People are more likely to blame God for their bad moral behavior when they believe they were born to act that way, according to an ongoing Case Western Reserve project on spirituality and religion.
A growing body of research demonstrates that feelings of anger, disappointment, or mistrust toward God can negatively impact mental and physical health. Over time, feeling in conflict with God predicts depression, likelihood of suicide, poor recovery from illness and general discontent.
“For this study, we are identifying another pathway to anger at and conflict with God,” said Joshua Grubbs, a doctoral student. “Our research empirically shows that feeling as if God set you up to fail leads to conflict with deity, which we know from other studies can predict a lot of negative outcomes.”
Grubbs conducted the study with Julie Exline, professor of psychology. Their findings were published in the Journal of Psychology and Theology article, “Why did you make me this way? Anger at God in the contexts of personal transgressions.”
The findings contribute to a three-year project, supported by a $1.4 million John Templeton Foundation grant, to study spiritual and religious struggles. Exline is directing the project.
The study focused on evaluating how anger at God may be related to how people view the cause of their own moral transgressions. Researchers found that people view God as partly responsible if they attributed these transgressions to how God created them.
“I think this bears implications for people working through their own identities and the religious identities they were raised to believe,” Grubbs said.

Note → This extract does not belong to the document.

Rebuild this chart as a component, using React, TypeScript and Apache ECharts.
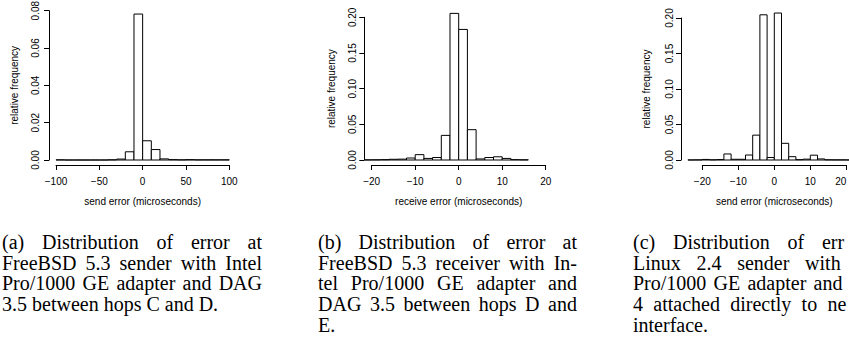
import React, { useEffect, useRef } from "react";
import * as echarts from "echarts";

// ---------- data ----------
const aBreaks = [-100, -90, -80, -70, -60, -50, -40, -30, -20, -10, 0, 10, 20, 30, 40, 50, 60, 70, 80, 90, 100];
const aDensity = [0.0001, 0, 0, 0, 0, 0, 0.0001, 0.0005, 0.0044, 0.0782, 0.0103, 0.0056, 0.0006, 0.0002, 0.0001, 0.0002, 0.0001, 0.0001, 0.0001, 0.0001];

const bBreaks = [-22, -20, -18, -16, -14, -12, -10, -8, -6, -4, -2, 0, 2, 4, 6, 8, 10, 12, 14, 16];
const bDensity = [0.0002, 0.0003, 0.0005, 0.001, 0.0012, 0.0028, 0.0075, 0.0022, 0.0035, 0.0345, 0.2055, 0.183, 0.0425, 0.0015, 0.0035, 0.0045, 0.0022, 0.0005, 0.0003];

const cBreaks = [-24, -22, -20, -18, -16, -14, -12, -10, -8, -6, -4, -2, 0, 2, 4, 6, 8, 10, 12, 14, 16, 18, 20, 22, 24];
const cDensity = [0.0001, 0.0002, 0.0008, 0.0003, 0.0006, 0.0085, 0.001, 0.001, 0.007, 0.035, 0.2045, 0.0035, 0.207, 0.0235, 0.0047, 0.0005, 0.0012, 0.0068, 0.0015, 0.0003, 0.0002, 0.0002, 0.0001, 0.0001];

const aXTicks = { min: -100, max: 100, interval: 50 };
const bXTicks = { min: -20, max: 20, interval: 10 };
const cXTicks = { min: -20, max: 20, interval: 10 };
const aYTicks = { min: 0, max: 0.08, interval: 0.02 };
const bYTicks = { min: 0, max: 0.2, interval: 0.05 };
const cYTicks = { min: 0, max: 0.2, interval: 0.05 };

const aXTitle = "send error (microseconds)";
const bXTitle = "receive error (microseconds)";
const cXTitle = "send error (microseconds)";
const yTitle = "relative frequency";

const captionA = [
  "(a) Distribution of error at",
  "FreeBSD 5.3 sender with Intel",
  "Pro/1000 GE adapter and DAG",
  "3.5 between hops C and D.",
];
const captionB = [
  "(b) Distribution of error at",
  "FreeBSD 5.3 receiver with In-",
  "tel Pro/1000 GE adapter and",
  "DAG 3.5 between hops D and",
  "E.",
];
const captionC = [
  "(c) Distribution of error at",
  "Linux 2.4 sender with Intel",
  "Pro/1000 GE adapter and DAG",
  "4 attached directly to network",
  "interface.",
];

// ---------- helpers ----------
const SANS = "Liberation Sans";
const SERIF = "Liberation Serif";
const INK = "#000";
const PAGE_W = 849;

function toBins(breaks: number[], dens: number[]) {
  return dens.map((d, i) => [breaks[i], breaks[i + 1], d]);
}

function fmtX(v: number) {
  return v < 0 ? "\u2212" + Math.abs(v) : String(v);
}

function makeRenderItem(plotMin: number) {
  return (params: any, api: any) => {
    const x0 = Math.max(api.value(0), plotMin);
    const x1 = api.value(1);
    const y = api.value(2);
    const p0 = api.coord([x0, 0]);
    const p1 = api.coord([x1, y]);
    return {
      type: "polygon",
      shape: {
        points: [
          [p0[0], p0[1]],
          [p0[0], p1[1]],
          [p1[0], p1[1]],
          [p1[0], p0[1]],
        ],
      },
      style: { fill: "#fff", stroke: INK, lineWidth: 1 },
    };
  };
}

function xAxisOf(gridIndex: number, t: any, title: string, alignMax?: boolean) {
  return {
    gridIndex,
    type: "value",
    min: t.min,
    max: t.max,
    interval: t.interval,
    offset: 5,
    axisLine: { show: true, onZero: false, lineStyle: { color: INK, width: 1 } },
    axisTick: { show: true, length: 5, lineStyle: { color: INK, width: 1 } },
    axisLabel: {
      margin: 11,
      fontSize: 10,
      fontFamily: SANS,
      color: INK,
      formatter: fmtX,
      ...(alignMax ? { alignMaxLabel: "right" } : {}),
    },
    splitLine: { show: false },
    name: title,
    nameLocation: "middle",
    nameGap: 31,
    nameTextStyle: { fontSize: 10, fontFamily: SANS, color: INK },
  };
}

function yAxisOf(gridIndex: number, t: any, offset: number, margin: number, nameGap: number) {
  return {
    gridIndex,
    type: "value",
    min: t.min,
    max: t.max,
    interval: t.interval,
    offset,
    axisLine: { show: true, onZero: false, lineStyle: { color: INK, width: 1 } },
    axisTick: { show: true, length: 5, lineStyle: { color: INK, width: 1 } },
    axisLabel: {
      margin,
      rotate: 90,
      fontSize: 10,
      fontFamily: SANS,
      color: INK,
      formatter: (v: number) => v.toFixed(2),
    },
    splitLine: { show: false },
    name: yTitle,
    nameLocation: "middle",
    nameRotate: 90,
    nameGap,
    nameTextStyle: { fontSize: 10, fontFamily: SANS, color: INK },
  };
}

// Justified caption, one text per word; words that run past the page edge are
// cut to the part that the page shows (as in the reference).
function captionElements(lines: string[], left: number, width: number, firstBaseline: number, lineStep: number, fontSize: number) {
  const canvas = document.createElement("canvas");
  const ctx = canvas.getContext("2d") as CanvasRenderingContext2D;
  ctx.font = `${fontSize}px "${SERIF}"`;
  const spaceW = ctx.measureText(" ").width;
  const els: any[] = [];
  lines.forEach((line, li) => {
    const words = line.split(" ");
    const widths = words.map((w) => ctx.measureText(w).width);
    const total = widths.reduce((s, w) => s + w, 0);
    const last = li === lines.length - 1;
    const gap = !last && words.length > 1 ? (width - total) / (words.length - 1) : spaceW;
    let x = left;
    const y = firstBaseline + li * lineStep - 0.3375 * fontSize;
    words.forEach((w, wi) => {
      let shown = w;
      if (x + widths[wi] > PAGE_W - 1) {
        shown = "";
        for (let k = w.length; k > 0; k--) {
          if (x + ctx.measureText(w.slice(0, k)).width <= PAGE_W - 1) {
            shown = w.slice(0, k);
            break;
          }
        }
      }
      if (shown) {
        els.push({
          type: "text",
          x,
          y,
          silent: true,
          style: {
            text: shown,
            fontSize,
            fontFamily: SERIF,
            fill: INK,
            align: "left",
            verticalAlign: "middle",
            textAlign: "left",
            textVerticalAlign: "middle",
          },
        });
      }
      x += widths[wi] + gap;
    });
  });
  return els;
}

export default function App() {
  const ref = useRef<HTMLDivElement>(null);

  useEffect(() => {
    if (!ref.current) return;
    const chart = echarts.init(ref.current, null, { renderer: "svg" });

    const graphicEls = [
      ...captionElements(captionA, 2, 260, 248.5, 20.8, 20),
      ...captionElements(captionB, 318, 259, 248.5, 20.8, 20),
      ...captionElements(captionC, 633, 260, 248.5, 20.8, 20),
    ];

    const option: any = {
      animation: false,
      backgroundColor: "#fff",
      grid: [
        { left: 56, top: 10.7, width: 173.3, height: 149.3, containLabel: false, outerBoundsMode: "none" },
        { left: 371.7, top: 17.3, width: 174, height: 142.7, containLabel: false, outerBoundsMode: "none" },
        { left: 702.3, top: 18, width: 144, height: 142, containLabel: false, outerBoundsMode: "none" },
      ],
      xAxis: [xAxisOf(0, aXTicks, aXTitle), xAxisOf(1, bXTicks, bXTitle), xAxisOf(2, cXTicks, cXTitle, true)],
      yAxis: [yAxisOf(0, aYTicks, 7, 9, 30), yAxisOf(1, bYTicks, 7.4, 7, 28), yAxisOf(2, cYTicks, 21.3, 7, 29.5)],
      series: [
        {
          type: "custom",
          xAxisIndex: 0,
          yAxisIndex: 0,
          clip: false,
          encode: { x: [0, 1], y: 2 },
          data: toBins(aBreaks, aDensity),
          renderItem: makeRenderItem(-108),
        },
        {
          type: "custom",
          xAxisIndex: 1,
          yAxisIndex: 1,
          clip: false,
          encode: { x: [0, 1], y: 2 },
          data: toBins(bBreaks, bDensity),
          renderItem: makeRenderItem(-21.6),
        },
        {
          type: "custom",
          xAxisIndex: 2,
          yAxisIndex: 2,
          clip: false,
          encode: { x: [0, 1], y: 2 },
          data: toBins(cBreaks, cDensity),
          renderItem: makeRenderItem(-26),
        },
      ],
      graphic: { elements: graphicEls },
    };
    chart.setOption(option);
    return () => chart.dispose();
  }, []);

  return (
    <div
      ref={ref}
      style={{ position: "fixed", left: 0, top: 0, width: 849, height: 358, background: "#fff" }}
    />
  );
}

For example, someone raised in a religiously conservative background would likely believe that God made them and that God prohibits a wide range of sexual behaviors.
“If they find themselves wanting to engage in some of those behaviors or feel like they were born with desires that God prohibits, they might have a crisis of faith because they feel like God made them to fail,” he said.
Their study was based on two psychological studies.
In the first one, participants were asked to consider an example of an imaginary character in an imaginary world with an imaginary God. Participants were told to imagine the character was constantly breaking rules the God had set.
Half of the participants were told he broke the rules because of a genetic condition that made it impossible for him to follow the rules; the other half was given no explanation.
When asked how they imagined the character felt toward the described God, participants given the genetic condition scenario were more likely to describe feelings of anger and hostility toward the God.
In the second experiment, a sample of college students and a sample of adults were asked to describe a time they had done something they thought was morally wrong.
Participants were asked to what extent they felt the transgression was due to chance, genetics, personality, biology, circumstances, how they were born, their environment and other factors.
Participants were then asked if they felt any emotions (guilt, anger, regret, etc.) toward God about their moral misstep.
“What we found,” Grubbs said, “was that participants who were more likely to describe their transgression as the result of their personality or biology—as a result of who they felt they were as people—were also more likely to feel angry and upset at God in response to the transgression.”